Essentially to me it’s not the brushstrokes that we should zoom on in the painting we see, but the stories behind the obvious figures captured on the canvas. Rendering everything (yet another irritant, as to think anyone able to capture “everything” reminds me of an ikarosian attempt at a godlike omniscience) into the atoms forming any level substance is to me a waste of effort that could be spent better in trying to understand the emerging image and the meanings attached to it. In my view ANT takes a 180° wrong turn in suggesting which direction to focus. It’s like counting the dots and analyzing their colours in a pointillist painting instead of taking a step back to see what’s really happening in the artwork – not only what’s painted, people, flowers, lake, but the story, sentiment, deeper meaning of positioning the people, flowers, lake in their exact positions.
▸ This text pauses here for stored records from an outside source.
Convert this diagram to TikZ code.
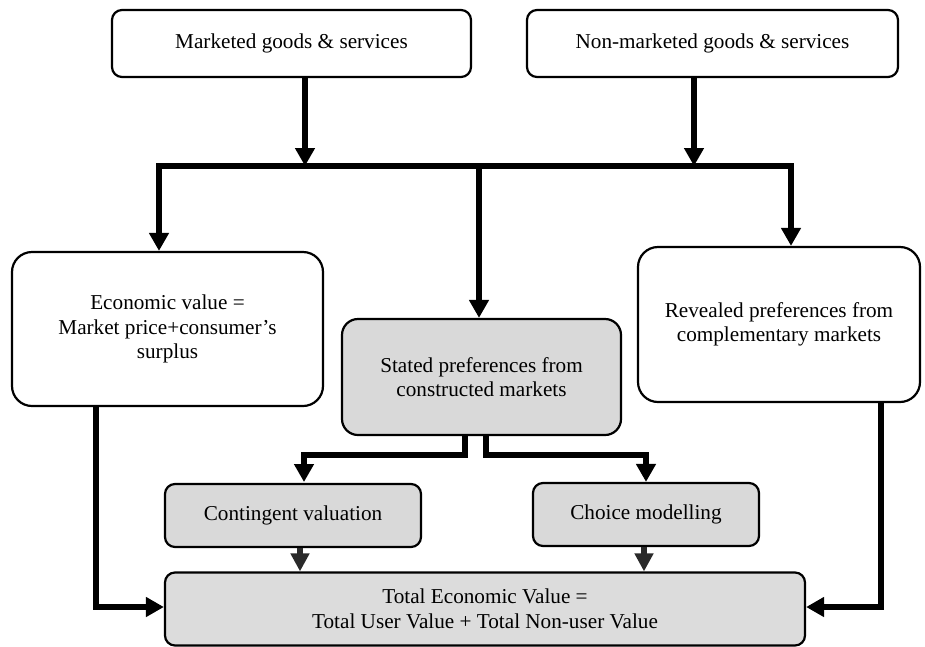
\documentclass[tikz,border=0pt]{standalone}
\usepackage{fontspec}
\setmainfont{Liberation Serif}
\usetikzlibrary{arrows.meta}
\definecolor{boxgray}{HTML}{D9D9D9}
\definecolor{tevgray}{HTML}{DCDCDC}
\definecolor{stubgray}{HTML}{2A2A2A}
\begin{document}
\begin{tikzpicture}[x=1pt,y=-1pt,
  box/.style={draw=black, line width=2.2pt, rounded corners=#1, align=center,
    inner sep=0pt, font=\fontsize{21.2}{24.5}\selectfont},
  box/.default=10pt,
  conn/.style={line width=6pt, -{Triangle[length=18pt,width=19pt]}},
  connb/.style={line width=6pt, draw=stubgray, -{Triangle[length=18pt,width=18pt,fill=stubgray]}},
  busline/.style={line width=6pt, line cap=rect}
]
\useasboundingbox (0,0) rectangle (925,646);
\fill[white] (0,0) rectangle (925,646);

% nodes
\node[box, minimum width=359pt, minimum height=67pt] (mk) at (291.5,43.5) {Marketed goods \& services};
\node[box, minimum width=371pt, minimum height=67pt] (nmk) at (712.5,43.5) {Non-marketed goods \& services};
\node[box=20pt, minimum width=311pt, minimum height=154pt] (ev) at (167.5,329) {Economic value =\\Market price+consumer{\char"0027}s\\surplus};
\node[box=16pt, fill=boxgray, minimum width=279pt, minimum height=116pt] (sp) at (481.5,377) {Stated preferences from\\constructed markets};
\node[box=20pt, minimum width=282pt, minimum height=155pt] (rp) at (779,324.5) {Revealed preferences from\\complementary markets};
\node[box, fill=boxgray, minimum width=256pt, minimum height=63pt] (cv) at (293,515.5) {Contingent valuation};
\node[box, fill=boxgray, minimum width=226pt, minimum height=63pt] (cm) at (646,514.5) {Choice modelling};
\node[box, fill=tevgray, minimum width=640pt, minimum height=73pt] (tev) at (485,609) {Total Economic Value =\\Total User Value + Total Non-user Value};

% coordinates
\coordinate (bL) at (159,166);
\coordinate (bR) at (791,166);
\coordinate (bM) at (479,166);
\coordinate (b1) at (305,166);
\coordinate (b2) at (694,166);
\coordinate (sL) at (465,455);
\coordinate (sR) at (486,455);
\coordinate (cvin) at (304,482);
\coordinate (d1) at (300,0);
\coordinate (d2) at (644,0);
\coordinate (eL) at (96,607);
\coordinate (eR) at (881,607);

% top arrows and bus
\draw[conn] (mk.south -| b1) -- (b1);
\draw[conn] (nmk.south -| b2) -- (b2);
\draw[busline] (bL) -- (bR);
\draw[conn] (bL) -- (ev.north -| bL);
\draw[conn] (bM) -- (sp.north -| bM);
\draw[conn] (bR) -- (rp.north -| bR);

% split below stated preferences
\draw[conn] (sp.south -| sL) -- (sL) -| (cvin);
\draw[conn] (sp.south -| sR) -- (sR) -| (cm.north);

% short arrows to total
\draw[connb] (cv.south -| d1) -- (tev.north -| d1);
\draw[connb] (cm.south -| d2) -- (tev.north -| d2);

% side arrows
\draw[conn] (ev.south -| eL) |- (tev.west |- eL);
\draw[conn] (rp.south -| eR) |- (tev.east |- eR);
\end{tikzpicture}
\end{document}
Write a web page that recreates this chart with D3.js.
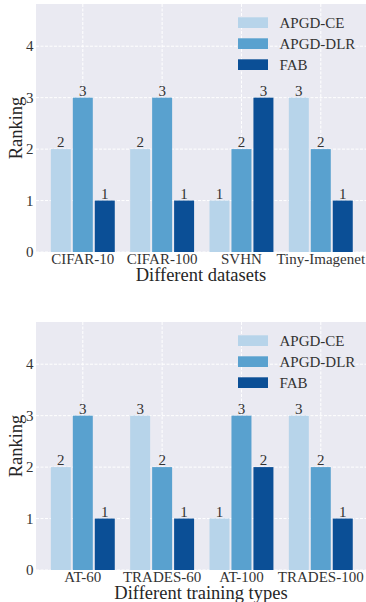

Yes, I understand why ANT has been welcomed – it points out both individual and systemic level flaws in “traditional” normal science approaches – but following it to its logical conclusion takes us too deep into not seeing the forest from the trees, and as such ending up tearing down knowledge about the forest for the sake of being able to provide the “astonishing” revelation of “wow, there are trees!”. One could argue that both are needed, yes, but for me, individually, life consists of such a flux of events, thoughts, things, people, that from my scientific endeavors I’m looking more for the theories that help me make sense of what I see and experience, not an a-theoretical listing and itemizing of “everything” that flows me by.